----- DATA LINES
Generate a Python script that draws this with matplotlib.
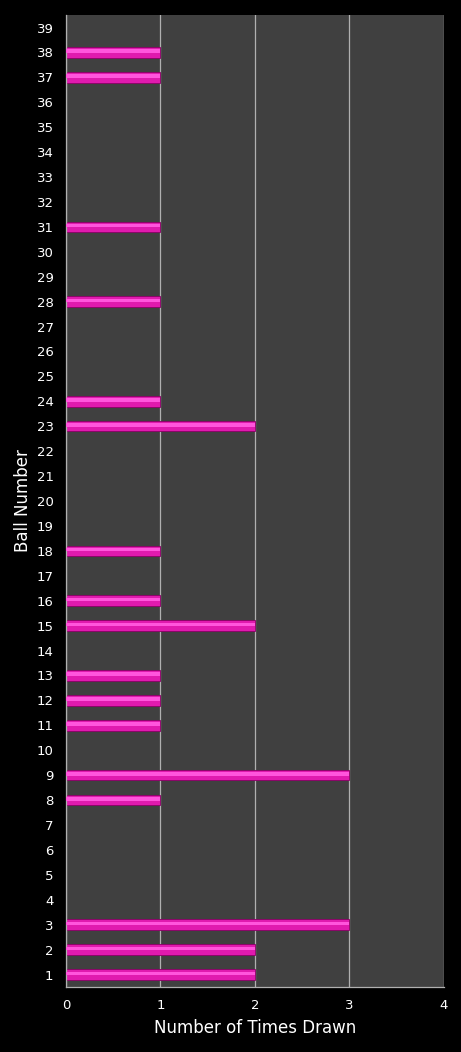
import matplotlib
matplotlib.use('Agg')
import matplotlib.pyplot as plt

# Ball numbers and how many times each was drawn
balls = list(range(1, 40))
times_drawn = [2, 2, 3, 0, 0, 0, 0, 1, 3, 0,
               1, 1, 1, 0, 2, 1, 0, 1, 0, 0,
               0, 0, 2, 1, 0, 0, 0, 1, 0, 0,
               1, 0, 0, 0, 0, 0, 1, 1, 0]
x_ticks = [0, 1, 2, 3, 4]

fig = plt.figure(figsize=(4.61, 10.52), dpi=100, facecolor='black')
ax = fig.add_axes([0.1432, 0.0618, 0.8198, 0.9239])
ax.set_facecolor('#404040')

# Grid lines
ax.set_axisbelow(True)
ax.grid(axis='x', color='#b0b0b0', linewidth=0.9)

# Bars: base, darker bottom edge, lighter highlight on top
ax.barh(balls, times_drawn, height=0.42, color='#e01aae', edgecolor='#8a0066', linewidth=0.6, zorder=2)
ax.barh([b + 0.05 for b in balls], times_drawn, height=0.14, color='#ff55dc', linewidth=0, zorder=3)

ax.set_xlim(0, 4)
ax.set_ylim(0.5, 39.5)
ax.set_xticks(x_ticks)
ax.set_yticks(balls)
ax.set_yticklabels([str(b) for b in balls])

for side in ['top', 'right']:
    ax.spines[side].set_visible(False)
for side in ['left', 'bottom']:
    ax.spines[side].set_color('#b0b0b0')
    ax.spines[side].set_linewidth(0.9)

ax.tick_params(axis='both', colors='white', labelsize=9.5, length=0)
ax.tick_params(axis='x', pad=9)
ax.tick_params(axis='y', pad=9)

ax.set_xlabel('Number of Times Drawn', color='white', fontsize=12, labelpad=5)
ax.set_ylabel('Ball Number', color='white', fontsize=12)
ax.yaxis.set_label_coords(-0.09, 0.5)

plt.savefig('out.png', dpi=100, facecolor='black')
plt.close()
----------
Pull out each line of the listing that holds the string "matplotlib".

> [RESULT OF THIS TASK]:
Generate a Python script that draws this with matplotlib.
import matplotlib
matplotlib.use('Agg')
import matplotlib.pyplot as plt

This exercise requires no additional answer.